By Daniel Klaidman, Stuart Taylor Jr. and Evan Thomas
Newsweek
Feb. 6, 2006 issue - James Comey, a lanky, 6-foot-8 former prosecutor who looks a little like Jimmy Stewart, resigned as deputy attorney general in the summer of 2005. The press and public hardly noticed. Comey's farewell speech, delivered in the Great Hall of the Justice Department, contained all the predictable, if heartfelt, appreciations. But mixed in among the platitudes was an unusual passage. Comey thanked "people who came to my office, or my home, or called my cell phone late at night, to quietly tell me when I was about to make a mistake; they were the people committed to getting it right—and to doing the right thing—whatever the price. These people," said Comey, "know who they are. Some of them did pay a price for their commitment to right, but they wouldn't have it any other way."
One of those people—a former assistant attorney general named Jack Goldsmith—was absent from the festivities and did not, for many months, hear Comey's grateful praise. In the summer of 2004, Goldsmith, 43, had left his post in George W. Bush's Washington to become a professor at Harvard Law School.
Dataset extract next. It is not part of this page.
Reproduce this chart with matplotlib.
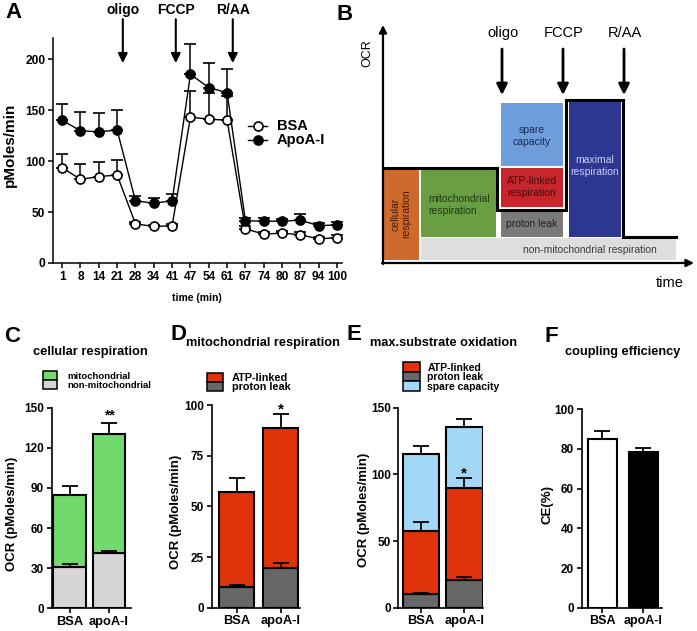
import matplotlib
matplotlib.use('Agg')
import matplotlib.pyplot as plt
from matplotlib.patches import Rectangle
from matplotlib.lines import Line2D
import numpy as np

plt.rcParams['font.family'] = ['Liberation Sans', 'DejaVu Sans']
plt.rcParams['font.weight'] = 'bold'
plt.rcParams['axes.labelweight'] = 'bold'

# ---------------- data ----------------
time_labels = ['1', '8', '14', '21', '28', '34', '41', '47', '54', '61',
               '67', '74', '80', '87', '94', '100']
bsa_ocr = [93.5, 82, 84.7, 86.3, 38.4, 35.8, 36.5, 143, 141, 140,
           33.5, 28.3, 29.3, 27.7, 23.5, 25]
bsa_err = [13, 14.7, 14, 14.7, 2, 1.5, 2, 26, 26, 24,
           2.5, 2.5, 2.5, 2.5, 2, 2]
apoa_ocr = [140, 129.6, 128.7, 130.3, 61, 58.6, 61, 185, 172, 167,
            41.4, 41, 41, 42, 36.5, 37.5]
apoa_err = [16, 18.4, 17.9, 19.5, 5, 5.4, 7, 30, 24, 23,
            2.6, 3, 2.5, 6, 3.2, 2.5]
injections = ['oligo', 'FCCP', 'R/AA']
injection_idx = [3.31, 6.2, 9.31]

groups = ['BSA', 'apoA-I']
# C: cellular respiration
c_nonmito = [30.6, 41.1]
c_nonmito_err = [2.3, 1.5]
c_mito = [54.1, 88.9]
c_total_err = [6.7, 8.8]
# D: mitochondrial respiration
d_leak = [10.0, 19.4]
d_leak_err = [1.2, 2.5]
d_atp = [47.2, 69.1]
d_total_err = [6.6, 6.9]
# E: max substrate oxidation
e_leak = [10.0, 20.75]
e_leak_err = [1.25, 2.5]
e_atp = [47.5, 69.25]
e_atp_err = [6.5, 7.5]
e_spare = [57.5, 45.75]
e_total_err = [6.25, 5.75]
# F: coupling efficiency
f_ce = [84.9, 78.3]
f_ce_err = [4.3, 2.4]

# ---------------- figure ----------------
W, H = 697, 631
fig = plt.figure(figsize=(W / 100, H / 100), dpi=100)


def rect(l, t, r, b):
    return [l / W, 1 - b / H, (r - l) / W, (b - t) / H]


def ftext(x, y, s, **kw):
    return fig.text(x / W, 1 - y / H, s, **kw)


def style_axes(ax, lw=1.2):
    for s in ['top', 'right']:
        ax.spines[s].set_visible(False)
    for s in ['left', 'bottom']:
        ax.spines[s].set_linewidth(lw)
    ax.tick_params(direction='out', length=3.5, width=lw, labelsize=8.5, pad=2)
    for lab in ax.get_xticklabels() + ax.get_yticklabels():
        lab.set_fontweight('bold')


# ---------------- Panel A ----------------
axA = fig.add_axes(rect(53, 38, 342, 263))
x = np.arange(len(time_labels))
axA.errorbar(x, bsa_ocr, yerr=[np.zeros(len(x)), bsa_err], fmt='-o', color='k',
             mfc='white', mec='k', ms=6.5, mew=1.2, lw=1.0, capsize=4,
             elinewidth=1.1, capthick=1.1, zorder=3)
axA.errorbar(x, apoa_ocr, yerr=[np.zeros(len(x)), apoa_err], fmt='-o', color='k',
             mfc='black', mec='k', ms=6.5, mew=1.2, lw=1.0, capsize=4,
             elinewidth=1.1, capthick=1.1, zorder=4)
axA.set_xlim(-0.5, 15.27)
axA.set_ylim(0, 220.6)
axA.set_yticks([0, 50, 100, 150, 200])
axA.set_xticks(x)
axA.set_xticklabels(time_labels)
style_axes(axA, 1.1)
axA.tick_params(axis='both', labelsize=8.6)
for lab in axA.get_xticklabels() + axA.get_yticklabels():
    lab.set_fontweight('bold')
for name, xi in zip(injections, injection_idx):
    axA.annotate('', xy=(xi, 196), xytext=(xi, 239), annotation_clip=False,
                 arrowprops=dict(arrowstyle='-|>', lw=1.5, color='k',
                                 mutation_scale=14, shrinkA=0, shrinkB=0))
    axA.text(xi, 248, name, ha='center', va='center', fontsize=10,
             fontweight='bold', clip_on=False)
ftext(10, 145, 'pMoles/min', rotation=90, ha='center', va='center',
      fontsize=11, fontweight='bold')
ftext(197, 298, 'time (min)', ha='center', va='center', fontsize=7.5,
      fontweight='bold')
# legend A
for lab, yy, mfc in [('BSA', 126, 'white'), ('ApoA-I', 140, 'black')]:
    fig.add_artist(Line2D([248 / W, 267 / W], [1 - yy / H] * 2, color='k', lw=1,
                          transform=fig.transFigure))
    fig.add_artist(Line2D([257.5 / W], [1 - yy / H], marker='o', ms=6.5, mfc=mfc,
                          mec='k', mew=1.2, transform=fig.transFigure))
    ftext(277, yy, lab, fontsize=10.5, va='center', ha='left', fontweight='bold')

# ---------------- Panel B (schematic) ----------------
axB = fig.add_axes(rect(360, 0, 697, 310))
axB.set_xlim(-23, 314)
axB.set_ylim(-47, 263)
axB.axis('off')
schem_boxes = [
    # text, x0, x1, y0, y1, face, textcolor, rotation, text_x, text_y, ha
    ('cellular\nrespiration', 0.5, 36, 3, 95, '#cf6a2c', '#4a1a05', 90, 18, 49, 'center'),
    ('mitochondrial\nrespiration', 38, 113, 26, 93, '#6a9e43', '#1f3a12', 0, 45, 58, 'left'),
    ('non-mitochondrial respiration', 38, 293, 3, 25, '#dedede', '#3a3a3a', 0, 207, 13, 'center'),
    ('spare\ncapacity', 118, 180, 97, 160, '#6e9fdc', '#1a2a55', 0, 149, 127, 'center'),
    ('ATP-linked\nrespiration', 118, 180, 56, 95, '#c8262c', '#4a0808', 0, 149, 76, 'center'),
    ('proton leak', 118, 180, 26, 51, '#7a7a7a', '#222222', 0, 149, 39, 'center'),
    ('maximal\nrespiration', 186, 238, 26, 161, '#2c3791', '#c8d0f2', 0, 212, 97, 'center'),
]
for (t, x0, x1, y0, y1, fc, tc, rot, tx, ty, ha) in schem_boxes:
    axB.add_patch(Rectangle((x0, y0), x1 - x0, y1 - y0, fc=fc, ec='none'))
    axB.text(tx, ty, t, color=tc, rotation=rot, ha=ha, va='center',
             fontsize=7.5, fontweight='normal', linespacing=1.15)
trace_x = [0, 114, 114, 183, 183, 240, 240, 293]
trace_y = [95, 95, 53, 53, 163, 163, 26, 26]
axB.plot(trace_x, trace_y, color='k', lw=2.2, solid_joinstyle='miter')
axB.annotate('', xy=(0, 238), xytext=(0, -1),
             arrowprops=dict(arrowstyle='-|>', lw=1.6, color='k', mutation_scale=11,
                             shrinkA=0, shrinkB=0))
axB.annotate('', xy=(311, 0), xytext=(-1, 0),
             arrowprops=dict(arrowstyle='-|>', lw=1.6, color='k', mutation_scale=11,
                             shrinkA=0, shrinkB=0))
axB.text(-16, 210, 'OCR', rotation=90, ha='center', va='center', fontsize=9,
         fontweight='normal')
axB.text(287, -20, 'time', ha='center', va='center', fontsize=10.5,
         fontweight='normal')
for name, sx in zip(injections, [119, 180, 241]):
    axB.annotate('', xy=(sx, 168), xytext=(sx, 214),
                 arrowprops=dict(arrowstyle='-|>', lw=2, color='k', mutation_scale=16,
                                 shrinkA=0, shrinkB=0))
    axB.text(sx + 1, 230, name, ha='center', va='center', fontsize=10.5,
             fontweight='normal')

ftext(5, 18, 'A', fontsize=16, fontweight='bold', va='baseline')
ftext(337, 20, 'B', fontsize=16, fontweight='bold', va='baseline')

# ---------------- bar panels ----------------
EC = 'k'
BLW = 1.5
ERR = dict(fmt='none', ecolor='k', capsize=6, elinewidth=1.3, capthick=1.3, zorder=5)


def bar_legend(x0, w, top, h, text_x, items, fs):
    for i, (lab, col) in enumerate(items):
        y = top + i * h
        fig.add_artist(Rectangle((x0 / W, 1 - (y + h) / H), w / W, h / H,
                                 transform=fig.transFigure, fc=col, ec='k', lw=1.1))
        ftext(text_x, y + h - 1.0, lab, fontsize=fs, va='baseline', ha='left',
              fontweight='bold')


GREEN = '#72d96c'
LGRAY = '#d6d6d6'
RED = '#e0330c'
DGRAY = '#676767'
LBLUE = '#a2d8f6'
xb = np.arange(len(groups))
zeros2 = np.zeros(2)

# C
axC = fig.add_axes(rect(51.7, 407.7, 131, 608.3))
wC = 0.83
axC.bar(xb, c_nonmito, width=wC, color=LGRAY, edgecolor=EC, lw=BLW)
axC.bar(xb, c_mito, width=wC, bottom=c_nonmito, color=GREEN, edgecolor=EC, lw=BLW)
axC.errorbar(xb, c_nonmito, yerr=[zeros2, c_nonmito_err], **ERR)
axC.errorbar(xb, np.add(c_nonmito, c_mito), yerr=[zeros2, c_total_err], **ERR)
axC.set_xlim(-0.458, 1.56)
axC.set_ylim(0, 150)
axC.set_yticks([0, 30, 60, 90, 120, 150])
axC.set_xticks(xb)
axC.set_xticklabels(groups)
style_axes(axC)
axC.tick_params(axis='x', labelsize=9.3)
axC.text(1, 144.5, '**', ha='center', va='center', fontsize=10, fontweight='bold')
ftext(12, 514, 'OCR (pMoles/min)', rotation=90, ha='center', va='center',
      fontsize=9.5, fontweight='bold')
ftext(90, 352, 'cellular respiration', ha='center', va='center', fontsize=9.3,
      fontweight='bold')
bar_legend(43, 14, 371.5, 8.8, 67, [('mitochondrial', GREEN), ('non-mitochondrial', LGRAY)], 6.8)
ftext(4, 342, 'C', fontsize=16, fontweight='bold', va='baseline')

# D
axD = fig.add_axes(rect(211.7, 405, 300, 607.7))
wD = 0.79
axD.bar(xb, d_leak, width=wD, color=DGRAY, edgecolor=EC, lw=BLW)
axD.bar(xb, d_atp, width=wD, bottom=d_leak, color=RED, edgecolor=EC, lw=BLW)
axD.errorbar(xb, d_leak, yerr=[zeros2, d_leak_err], **ERR)
axD.errorbar(xb, np.add(d_leak, d_atp), yerr=[zeros2, d_total_err], **ERR)
axD.set_xlim(-0.56, 1.43)
axD.set_ylim(0, 100)
axD.set_yticks([0, 25, 50, 75, 100])
axD.set_xticks(xb)
axD.set_xticklabels(groups)
style_axes(axD)
axD.tick_params(axis='x', labelsize=9.3)
axD.text(1, 98, '*', ha='center', va='center', fontsize=11, fontweight='bold')
ftext(176, 512, 'OCR (pMoles/min)', rotation=90, ha='center', va='center',
      fontsize=9.5, fontweight='bold')
ftext(263, 343, 'mitochondrial respiration', ha='center', va='center', fontsize=9.2,
      fontweight='bold')
bar_legend(206.7, 16.3, 372.5, 9.4, 231.7, [('ATP-linked', RED), ('proton leak', DGRAY)], 7.8)
ftext(170, 340, 'D', fontsize=16, fontweight='bold', va='baseline')

# E
axE = fig.add_axes(rect(398.3, 407.7, 483, 607.7))
wE = 0.85
axE.bar(xb, e_leak, width=wE, color=DGRAY, edgecolor=EC, lw=BLW)
axE.bar(xb, e_atp, width=wE, bottom=e_leak, color=RED, edgecolor=EC, lw=BLW)
e_mid = np.add(e_leak, e_atp)
axE.bar(xb, e_spare, width=wE, bottom=e_mid, color=LBLUE, edgecolor=EC, lw=BLW)
axE.errorbar(xb, e_leak, yerr=[zeros2, e_leak_err], **ERR)
axE.errorbar(xb, e_mid, yerr=[zeros2, e_atp_err], **ERR)
axE.errorbar(xb, e_mid + np.array(e_spare), yerr=[zeros2, e_total_err], **ERR)
axE.set_xlim(-0.524, 1.43)
axE.set_ylim(0, 150)
axE.set_yticks([0, 50, 100, 150])
axE.set_xticks(xb)
axE.set_xticklabels(groups)
style_axes(axE)
axE.tick_params(axis='x', labelsize=9.3)
axE.text(1, 100.5, '*', ha='center', va='center', fontsize=11, fontweight='bold')
ftext(364, 510, 'OCR (pMoles/min)', rotation=90, ha='center', va='center',
      fontsize=9.5, fontweight='bold')
ftext(443, 343, 'max.substrate oxidation', ha='center', va='center', fontsize=9.2,
      fontweight='bold')
bar_legend(403, 17, 362, 9.6, 427.3,
           [('ATP-linked', RED), ('proton leak', DGRAY), ('spare capacity', LBLUE)], 7.5)
ftext(347, 340, 'E', fontsize=16, fontweight='bold', va='baseline')

# F
axF = fig.add_axes(rect(581.7, 409.3, 661.7, 607.7))
wF = 0.705
axF.bar(xb, f_ce, width=wF, color=['white', 'black'], edgecolor=EC, lw=BLW)
axF.errorbar(xb, f_ce, yerr=[zeros2, f_ce_err], **ERR)
axF.set_xlim(-0.5, 1.45)
axF.set_ylim(0, 100)
axF.set_yticks([0, 20, 40, 60, 80, 100])
axF.set_xticks(xb)
axF.set_xticklabels(groups)
style_axes(axF)
axF.tick_params(axis='x', labelsize=9.0)
ftext(548, 505, 'CE(%)', rotation=90, ha='center', va='center',
      fontsize=9.5, fontweight='bold')
ftext(623, 352, 'coupling efficiency', ha='center', va='center', fontsize=9.2,
      fontweight='bold')
ftext(545, 342, 'F', fontsize=16, fontweight='bold', va='baseline')

fig.savefig('out.png', dpi=100)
Stocky, rumpled, genial, though possessing an enormous intellect, Goldsmith is known for his lack of pretense; he rarely talks about his time in government. In liberal Cambridge, Mass., he was at first snubbed in the community and mocked as an atrocity-abetting war criminal by his more knee-jerk colleagues. ICY WELCOME FOR NEW LAW PROF, headlined The Harvard Crimson.
They had no idea. Goldsmith was actually the opposite of what his detractors imagined. For nine months, from October 2003 to June 2004, he had been the central figure in a secret but intense rebellion of a small coterie of Bush administration lawyers.